But for a little while, one Armistice Day in the Depression, the gathering of schoolchildren applauded the two onetime soldiers of an enemy army who had made a life in, and contributed to, their adopted home.
Thanks to John and Walter Metzger and Reinhard Wittke.
Sources:
Clifford Wilcox, “World War I and the Attack on Professors of German at the University of Michigan,” Education Quarterly, 33 (1993): 59.
Howard Peckham, “The Making of the University of Michigan,” Ann Arbor, Bentley Library, 1967, 145-146.
Mystery Artifact
The answer to last column’s Mystery Artifact and the new one may be viewed in this video.
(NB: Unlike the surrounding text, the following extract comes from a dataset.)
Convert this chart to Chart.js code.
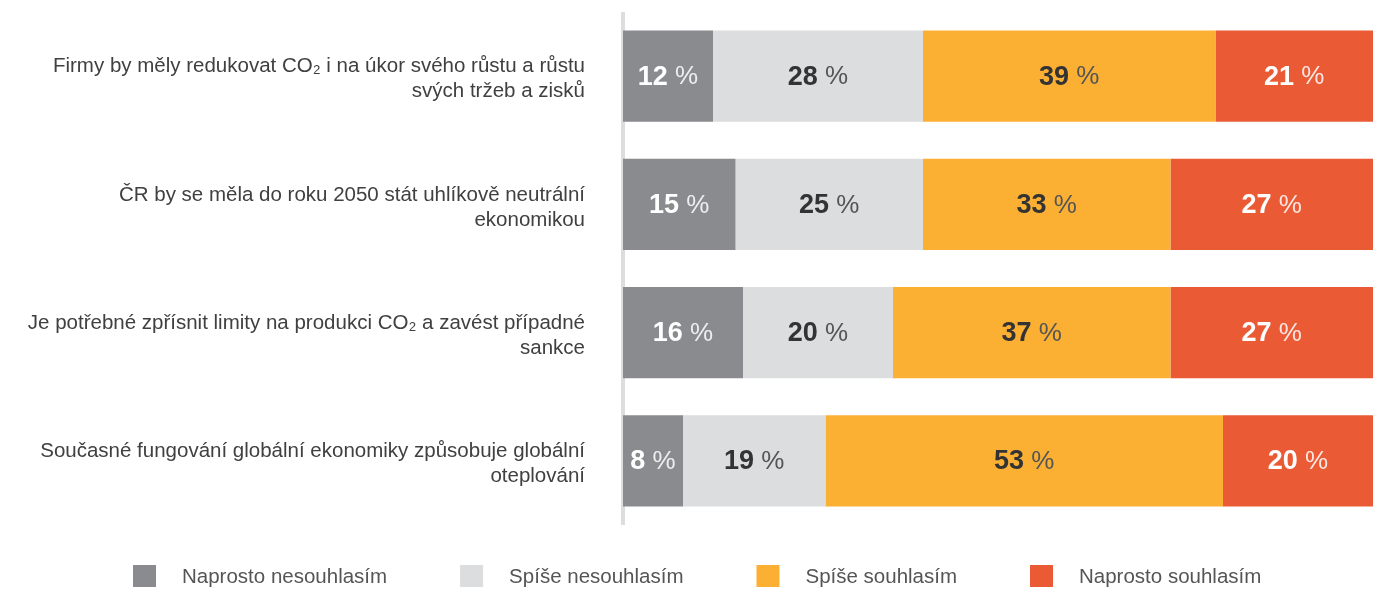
<!DOCTYPE html>
<html>
<head>
<meta charset="utf-8">
<script src="https://cdn.jsdelivr.net/npm/chart.js@4"></script>
<style>
html,body{margin:0;padding:0;background:#fff;}
#wrap{width:1373px;height:590px;position:relative;}
</style>
</head>
<body>
<div id="wrap"><canvas id="c"></canvas></div>
<script>
const categories = [
  ["Firmy by měly redukovat CO₂ i na úkor svého růstu a růstu", "svých tržeb a zisků"],
  ["ČR by se měla do roku 2050 stát uhlíkově neutrální", "ekonomikou"],
  ["Je potřebné zpřísnit limity na produkci CO₂ a zavést případné", "sankce"],
  ["Současné fungování globální ekonomiky způsobuje globální", "oteplování"]
];
const seriesNames = ["Naprosto nesouhlasím", "Spíše nesouhlasím", "Spíše souhlasím", "Naprosto souhlasím"];
const naprostoNesouhlasim = [12, 15, 16, 8];
const spiseNesouhlasim = [28, 25, 20, 19];
const spiseSouhlasim = [39, 33, 37, 53];
const naprostoSouhlasim = [21, 27, 27, 20];

const colors = ["#8a8b8e", "#dcdddf", "#fbb034", "#ea5a35"];
const numColors = ["#ffffff", "#333333", "#333333", "#ffffff"];
const pctColors = ["rgba(255,255,255,0.85)", "#555555", "#555555", "rgba(255,255,255,0.85)"];
const FONT = "'Liberation Sans', Arial, Helvetica, sans-serif";

const axisLinePlugin = {
  id: 'axisLine',
  beforeDatasetsDraw(chart) {
    const {ctx, chartArea} = chart;
    ctx.save();
    ctx.strokeStyle = '#dcdddf';
    ctx.lineWidth = 4;
    ctx.beginPath();
    ctx.moveTo(chartArea.left, chartArea.top);
    ctx.lineTo(chartArea.left, chartArea.bottom);
    ctx.stroke();
    ctx.restore();
  }
};

const valueLabelPlugin = {
  id: 'valueLabels',
  afterDatasetsDraw(chart) {
    const {ctx} = chart;
    ctx.save();
    ctx.textBaseline = 'middle';
    chart.data.datasets.forEach((ds, di) => {
      const meta = chart.getDatasetMeta(di);
      meta.data.forEach((bar, i) => {
        const v = ds.data[i];
        const cx = (bar.base + bar.x) / 2;
        const cy = bar.y + 1;
        const numTxt = String(v);
        const pctTxt = ' %';
        ctx.font = "bold 27px " + FONT;
        const w1 = ctx.measureText(numTxt).width;
        ctx.font = "26px " + FONT;
        const w2 = ctx.measureText(pctTxt).width;
        const start = cx - (w1 + w2) / 2;
        ctx.textAlign = 'left';
        ctx.font = "bold 27px " + FONT;
        ctx.fillStyle = numColors[di];
        ctx.fillText(numTxt, start, cy);
        ctx.font = "26px " + FONT;
        ctx.fillStyle = pctColors[di];
        ctx.fillText(pctTxt, start + w1, cy);
      });
    });
    ctx.restore();
  }
};

const legendPlugin = {
  id: 'customLegend',
  afterDraw(chart) {
    const {ctx} = chart;
    ctx.save();
    ctx.font = "20.5px " + FONT;
    ctx.textBaseline = 'middle';
    ctx.textAlign = 'left';
    let x = 133;
    const boxW = 23, boxH = 22, boxY = 565, gap = 26, pad = 73;
    chart.data.datasets.forEach((ds, di) => {
      ctx.fillStyle = ds.backgroundColor;
      ctx.fillRect(x, boxY, boxW, boxH);
      ctx.fillStyle = '#555555';
      ctx.fillText(ds.label, x + boxW + gap, boxY + boxH / 2 + 1);
      x += boxW + gap + ctx.measureText(ds.label).width + pad;
    });
    ctx.restore();
  }
};

const seriesData = [naprostoNesouhlasim, spiseNesouhlasim, spiseSouhlasim, naprostoSouhlasim];

new Chart(document.getElementById('c'), {
  type: 'bar',
  data: {
    labels: categories,
    datasets: seriesData.map((d, i) => ({
      label: seriesNames[i],
      data: d,
      backgroundColor: colors[i],
      borderWidth: 0,
      barPercentage: 0.71,
      categoryPercentage: 1
    }))
  },
  options: {
    indexAxis: 'y',
    responsive: true,
    maintainAspectRatio: false,
    animation: false,
    layout: {padding: {top: 12, bottom: 65, left: 0, right: 0}},
    plugins: {
      legend: {display: false},
      tooltip: {enabled: false}
    },
    scales: {
      x: {
        stacked: true,
        display: false,
        min: 0,
        max: 100
      },
      y: {
        stacked: true,
        grid: {display: false, drawTicks: false},
        border: {display: false},
        ticks: {
          padding: 38,
          labelOffset: 3,
          color: '#404040',
          font: {family: FONT, size: 20.5, lineHeight: 1.22}
        },
        afterFit(scale) {
          scale.width = 623;
          scale.paddingTop = 0;
          scale.paddingBottom = 0;
        }
      }
    }
  },
  plugins: [axisLinePlugin, valueLabelPlugin, legendPlugin]
});
</script>
</body>
</html>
Take your best guess below in the Chronicle’s (not Youtube’s) comments!
My Grandmother immigrated to Adrian during hyperinflation in post WW1 Germany, she was “sponsored” by her Aunt. I asked her about WW2, being an American citizen with a German heritage and accent was like, she smiled and said , “I found out who her real friends were”. Thanks for the article and reminder of “the more things change the more they stay the same”.
Mark: Wow, it sounds like your grandmother has a lot of stories behind that comment. Have you asked her if she’s willing to tape record them with you? Or participate in some sort of StoryCorps project? Thank you for your nice comment.
Thanks for this sad and moving article. As the editors note, it’s a piece of history all too relevant at a time when hatred and xenophobia still run rampant.
I think I remember reading that the pronuncation of “Bach” school got “de-Germanized” (to the present sheep-like sound) sometime during World War One. Is this correct?
Joel: Thank you for your kind comment. I love finding genuine upbeat feel-good stories when I can, and it’s always a sort of risk to publish less-rosy stories, but this story is no less true.
Funny you ask; I have often wondered about the local pronunciation of “Bach.” As the daughter of a Dutch mom, my instinct is to pronounce the “ch” as the guttural Dutch-German sound. I don’t see and have never read of any reason to pronounce it otherwise; this is one of the many old German names of things on the West Side. But maybe I’m missing something.
I was told it was the Schwaben pronunciation — as so many of Ann Arbor’s early German settler’s came from that part of (what is now) Germany.
Hence Schwaben Hall, on Ashley, above Vie Fit.
Sabra: Hm, that is an interesting point. Did a bit of digging around but only came up with this: [link] …which doesn’t answer the question of whether the local pronunciation of “Bach” is due to a Schwaben pronunciation. Hmm, wonder if there’s a German linguist who can weigh in…
Nov 18th Mystery Artifact is a double cherry pitter. Makes me wonder, why not triple? Or quadruple?
Lisa: A cherry pitter? Hmm, interesting guess! We shall see.
I started kindergarten at Bach in 1959 and it’s been pronounced that way as long as I remember. But at that time Koch Street was pronounced the way it’s spelled, at least by the people I knew, whereas today it’s “Cook.” And Wurster Park was known as the Indian Trails.
Jim: Hmm, interesting information. Hadn’t known about “Indian Trails” I must say–good to know; thank you!
Yeah, that looks like a device for pitting fruit, and from the size, cherries make the most sense.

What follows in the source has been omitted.